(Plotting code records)
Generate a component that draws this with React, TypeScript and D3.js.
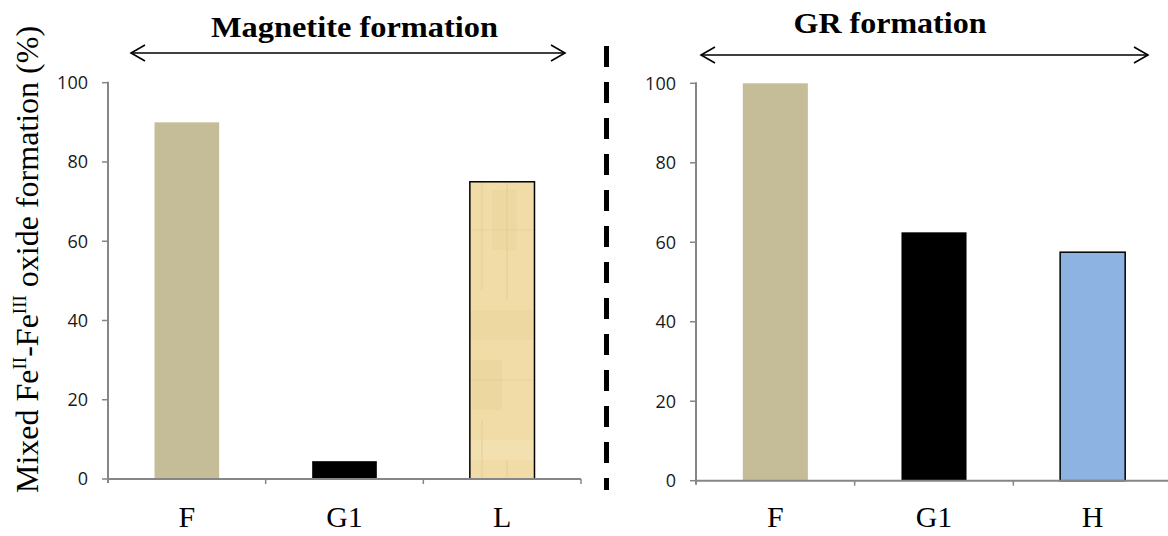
import React from "react";
import * as d3 from "d3";

const leftCategories = ["F", "G1", "L"];
const leftValues = [90, 4.5, 75];
const rightCategories = ["F", "G1", "H"];
const rightValues = [100, 62.5, 57.5];
const yTicks = [0, 20, 40, 60, 80, 100];
const leftTitle = "Magnetite formation";
const rightTitle = "GR formation";

const leftFills = ["#c4bd97", "#000000", "url(#papyrus)"];
const leftStrokes = ["none", "none", "#000"];
const rightFills = ["#c4bd97", "#000000", "#8db3e2"];
const rightStrokes = ["none", "none", "#000"];

const W = 1168;
const H = 536;
const AXIS = "#868686";

type PanelProps = {
  cats: string[];
  vals: number[];
  fills: string[];
  strokes: string[];
  x0: number;
  x1: number;
  yZero: number;
  yTop: number;
};

function Panel({ cats, vals, fills, strokes, x0, x1, yZero, yTop }: PanelProps) {
  const x = d3.scaleBand<string>().domain(cats).range([x0, x1]).padding(0);
  const y = d3.scaleLinear().domain([0, 100]).range([yZero, yTop]);
  const bw = x.bandwidth() * 0.41;
  return (
    <g>
      {cats.map((c, i) => {
        const cx = (x(c) as number) + x.bandwidth() / 2;
        const top = y(vals[i]);
        return (
          <rect
            key={c + i}
            x={cx - bw / 2}
            y={top}
            width={bw}
            height={y(0) - top}
            fill={fills[i]}
            stroke={strokes[i]}
            strokeWidth={strokes[i] === "none" ? 0 : 1.5}
          />
        );
      })}
      {/* y axis */}
      <line x1={x0} x2={x0} y1={y(100) - 1} y2={y(0) + 4} stroke={AXIS} strokeWidth={2} />
      {yTicks.map((t) => (
        <g key={t}>
          <line x1={x0 - 6} x2={x0} y1={y(t)} y2={y(t)} stroke={AXIS} strokeWidth={1.5} />
          <text
            x={x0 - 20}
            y={y(t)}
            dy="0.36em"
            textAnchor="end"
            fontFamily="'Open Sans', 'Noto Sans', sans-serif"
            fontSize={18}
            fill="#1a1a1a"
          >
            {t}
          </text>
        </g>
      ))}
      {/* x axis */}
      <line x1={x0} x2={x1} y1={y(0)} y2={y(0)} stroke={AXIS} strokeWidth={2} />
      {cats.map((c, i) =>
        i === 0 ? null : (
          <line key={"t" + c} x1={x(c) as number} x2={x(c) as number} y1={y(0)} y2={y(0) + 5} stroke={AXIS} strokeWidth={1.5} />
        )
      )}
      <line x1={x1} x2={x1} y1={y(0)} y2={y(0) + 5} stroke={AXIS} strokeWidth={1.5} />
      {cats.map((c) => (
        <text
          key={"l" + c}
          x={(x(c) as number) + x.bandwidth() / 2}
          y={527}
          textAnchor="middle"
          fontFamily="'Liberation Serif', 'Times New Roman', serif"
          fontSize={30}
          fill="#000"
        >
          {c}
        </text>
      ))}
    </g>
  );
}

function Arrow({ xa, xb, yy }: { xa: number; xb: number; yy: number }) {
  return (
    <g stroke="#000" strokeWidth={1.6} fill="none">
      <line x1={xa} x2={xb} y1={yy} y2={yy} />
      <polyline points={`${xa + 14},${yy - 8} ${xa},${yy} ${xa + 14},${yy + 8}`} />
      <polyline points={`${xb - 14},${yy - 8} ${xb},${yy} ${xb - 14},${yy + 8}`} />
    </g>
  );
}

export default function App() {
  return (
    <svg
      width={W}
      height={H}
      style={{ position: "absolute", left: 0, top: 0, background: "#fff" }}
    >
      <defs>
        <pattern id="papyrus" patternUnits="userSpaceOnUse" width={66} height={300} x={0} y={0}>
          <rect width={66} height={300} fill="#f1dca8" />
          <rect x={0} y={10} width={66} height={30} fill="#ecd59c" opacity={0.6} />
          <rect x={10} y={60} width={30} height={50} fill="#e8d197" opacity={0.5} />
          <rect x={0} y={140} width={66} height={20} fill="#f4e2b6" opacity={0.7} />
          <rect x={30} y={190} width={25} height={60} fill="#ead39a" opacity={0.5} />
          <line x1={20} x2={20} y1={120} y2={290} stroke="#dcc58e" strokeWidth={0.7} />
          <line x1={45} x2={45} y1={160} y2={300} stroke="#dcc58e" strokeWidth={0.7} />
          <line x1={0} x2={66} y1={80} y2={80} stroke="#e0c991" strokeWidth={0.6} />
          <line x1={0} x2={66} y1={230} y2={230} stroke="#e0c991" strokeWidth={0.6} />
        </pattern>
      </defs>

      <Panel
        cats={leftCategories}
        vals={leftValues}
        fills={leftFills}
        strokes={leftStrokes}
        x0={108}
        x1={581}
        yZero={479}
        yTop={82.7}
      />
      <Panel
        cats={rightCategories}
        vals={rightValues}
        fills={rightFills}
        strokes={rightStrokes}
        x0={696}
        x1={1172}
        yZero={480.7}
        yTop={83.3}
      />

      {/* dashed divider */}
      <line x1={606.5} x2={606.5} y1={46} y2={490} stroke="#000" strokeWidth={5} strokeDasharray="21 15" />

      <Arrow xa={131} xb={565} yy={53} />
      <Arrow xa={701} xb={1148} yy={55} />

      <text
        x={354.5}
        y={37}
        textAnchor="middle"
        fontFamily="'Liberation Serif', 'Times New Roman', serif"
        fontWeight="bold"
        fontSize={29}
        textLength={287}
        lengthAdjust="spacingAndGlyphs"
      >
        {leftTitle}
      </text>
      <text
        x={890}
        y={32.5}
        textAnchor="middle"
        fontFamily="'Liberation Serif', 'Times New Roman', serif"
        fontWeight="bold"
        fontSize={29}
        textLength={193}
        lengthAdjust="spacingAndGlyphs"
      >
        {rightTitle}
      </text>

      <text
        transform="translate(38,493) rotate(-90)"
        fontFamily="'Liberation Serif', 'Times New Roman', serif"
        fontSize={32}
        fill="#000"
      >
        Mixed Fe
        <tspan fontSize={19} dy={-12}>II</tspan>
        <tspan dy={12}>-Fe</tspan>
        <tspan fontSize={19} dy={-12}>III</tspan>
        <tspan dy={12}> oxide formation (%)</tspan>
      </text>
    </svg>
  );
}
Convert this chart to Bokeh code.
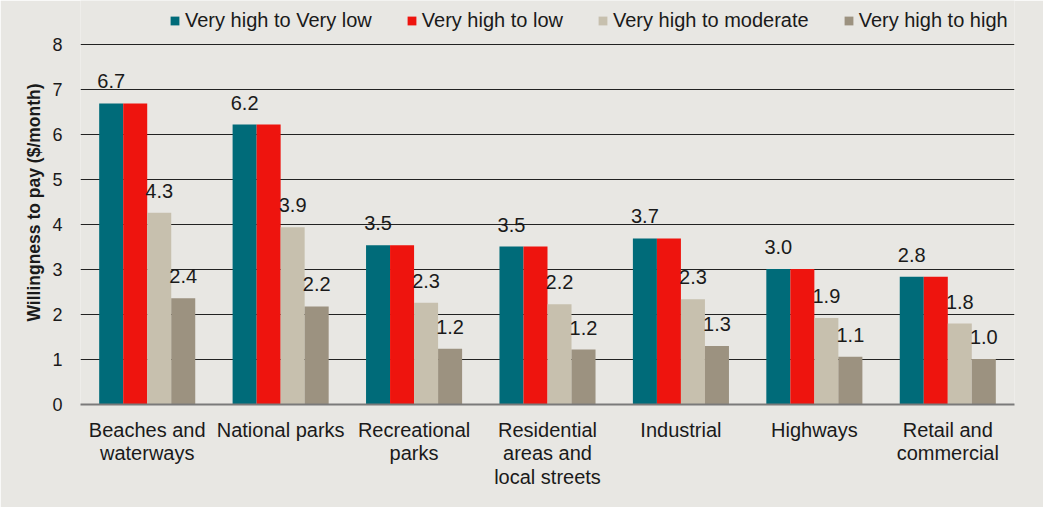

== Instruction ==
Transcribe the full listing above exactly as it stands, minus the pictures.

== Result below ==
Generate a component that draws this with React, TypeScript and D3.js.
import React from "react";
import * as d3 from "d3";

const leftCategories = ["F", "G1", "L"];
const leftValues = [90, 4.5, 75];
const rightCategories = ["F", "G1", "H"];
const rightValues = [100, 62.5, 57.5];
const yTicks = [0, 20, 40, 60, 80, 100];
const leftTitle = "Magnetite formation";
const rightTitle = "GR formation";

const leftFills = ["#c4bd97", "#000000", "url(#papyrus)"];
const leftStrokes = ["none", "none", "#000"];
const rightFills = ["#c4bd97", "#000000", "#8db3e2"];
const rightStrokes = ["none", "none", "#000"];

const W = 1168;
const H = 536;
const AXIS = "#868686";

type PanelProps = {
  cats: string[];
  vals: number[];
  fills: string[];
  strokes: string[];
  x0: number;
  x1: number;
  yZero: number;
  yTop: number;
};

function Panel({ cats, vals, fills, strokes, x0, x1, yZero, yTop }: PanelProps) {
  const x = d3.scaleBand<string>().domain(cats).range([x0, x1]).padding(0);
  const y = d3.scaleLinear().domain([0, 100]).range([yZero, yTop]);
  const bw = x.bandwidth() * 0.41;
  return (
    <g>
      {cats.map((c, i) => {
        const cx = (x(c) as number) + x.bandwidth() / 2;
        const top = y(vals[i]);
        return (
          <rect
            key={c + i}
            x={cx - bw / 2}
            y={top}
            width={bw}
            height={y(0) - top}
            fill={fills[i]}
            stroke={strokes[i]}
            strokeWidth={strokes[i] === "none" ? 0 : 1.5}
          />
        );
      })}
      {/* y axis */}
      <line x1={x0} x2={x0} y1={y(100) - 1} y2={y(0) + 4} stroke={AXIS} strokeWidth={2} />
      {yTicks.map((t) => (
        <g key={t}>
          <line x1={x0 - 6} x2={x0} y1={y(t)} y2={y(t)} stroke={AXIS} strokeWidth={1.5} />
          <text
            x={x0 - 20}
            y={y(t)}
            dy="0.36em"
            textAnchor="end"
            fontFamily="'Open Sans', 'Noto Sans', sans-serif"
            fontSize={18}
            fill="#1a1a1a"
          >
            {t}
          </text>
        </g>
      ))}
      {/* x axis */}
      <line x1={x0} x2={x1} y1={y(0)} y2={y(0)} stroke={AXIS} strokeWidth={2} />
      {cats.map((c, i) =>
        i === 0 ? null : (
          <line key={"t" + c} x1={x(c) as number} x2={x(c) as number} y1={y(0)} y2={y(0) + 5} stroke={AXIS} strokeWidth={1.5} />
        )
      )}
      <line x1={x1} x2={x1} y1={y(0)} y2={y(0) + 5} stroke={AXIS} strokeWidth={1.5} />
      {cats.map((c) => (
        <text
          key={"l" + c}
          x={(x(c) as number) + x.bandwidth() / 2}
          y={527}
          textAnchor="middle"
          fontFamily="'Liberation Serif', 'Times New Roman', serif"
          fontSize={30}
          fill="#000"
        >
          {c}
        </text>
      ))}
    </g>
  );
}

function Arrow({ xa, xb, yy }: { xa: number; xb: number; yy: number }) {
  return (
    <g stroke="#000" strokeWidth={1.6} fill="none">
      <line x1={xa} x2={xb} y1={yy} y2={yy} />
      <polyline points={`${xa + 14},${yy - 8} ${xa},${yy} ${xa + 14},${yy + 8}`} />
      <polyline points={`${xb - 14},${yy - 8} ${xb},${yy} ${xb - 14},${yy + 8}`} />
    </g>
  );
}

export default function App() {
  return (
    <svg
      width={W}
      height={H}
      style={{ position: "absolute", left: 0, top: 0, background: "#fff" }}
    >
      <defs>
        <pattern id="papyrus" patternUnits="userSpaceOnUse" width={66} height={300} x={0} y={0}>
          <rect width={66} height={300} fill="#f1dca8" />
          <rect x={0} y={10} width={66} height={30} fill="#ecd59c" opacity={0.6} />
          <rect x={10} y={60} width={30} height={50} fill="#e8d197" opacity={0.5} />
          <rect x={0} y={140} width={66} height={20} fill="#f4e2b6" opacity={0.7} />
          <rect x={30} y={190} width={25} height={60} fill="#ead39a" opacity={0.5} />
          <line x1={20} x2={20} y1={120} y2={290} stroke="#dcc58e" strokeWidth={0.7} />
          <line x1={45} x2={45} y1={160} y2={300} stroke="#dcc58e" strokeWidth={0.7} />
          <line x1={0} x2={66} y1={80} y2={80} stroke="#e0c991" strokeWidth={0.6} />
          <line x1={0} x2={66} y1={230} y2={230} stroke="#e0c991" strokeWidth={0.6} />
        </pattern>
      </defs>

      <Panel
        cats={leftCategories}
        vals={leftValues}
        fills={leftFills}
        strokes={leftStrokes}
        x0={108}
        x1={581}
        yZero={479}
        yTop={82.7}
      />
      <Panel
        cats={rightCategories}
        vals={rightValues}
        fills={rightFills}
        strokes={rightStrokes}
        x0={696}
        x1={1172}
        yZero={480.7}
        yTop={83.3}
      />

      {/* dashed divider */}
      <line x1={606.5} x2={606.5} y1={46} y2={490} stroke="#000" strokeWidth={5} strokeDasharray="21 15" />

      <Arrow xa={131} xb={565} yy={53} />
      <Arrow xa={701} xb={1148} yy={55} />

      <text
        x={354.5}
        y={37}
        textAnchor="middle"
        fontFamily="'Liberation Serif', 'Times New Roman', serif"
        fontWeight="bold"
        fontSize={29}
        textLength={287}
        lengthAdjust="spacingAndGlyphs"
      >
        {leftTitle}
      </text>
      <text
        x={890}
        y={32.5}
        textAnchor="middle"
        fontFamily="'Liberation Serif', 'Times New Roman', serif"
        fontWeight="bold"
        fontSize={29}
        textLength={193}
        lengthAdjust="spacingAndGlyphs"
      >
        {rightTitle}
      </text>

      <text
        transform="translate(38,493) rotate(-90)"
        fontFamily="'Liberation Serif', 'Times New Roman', serif"
        fontSize={32}
        fill="#000"
      >
        Mixed Fe
        <tspan fontSize={19} dy={-12}>II</tspan>
        <tspan dy={12}>-Fe</tspan>
        <tspan fontSize={19} dy={-12}>III</tspan>
        <tspan dy={12}> oxide formation (%)</tspan>
      </text>
    </svg>
  );
}
Convert this chart to Bokeh code.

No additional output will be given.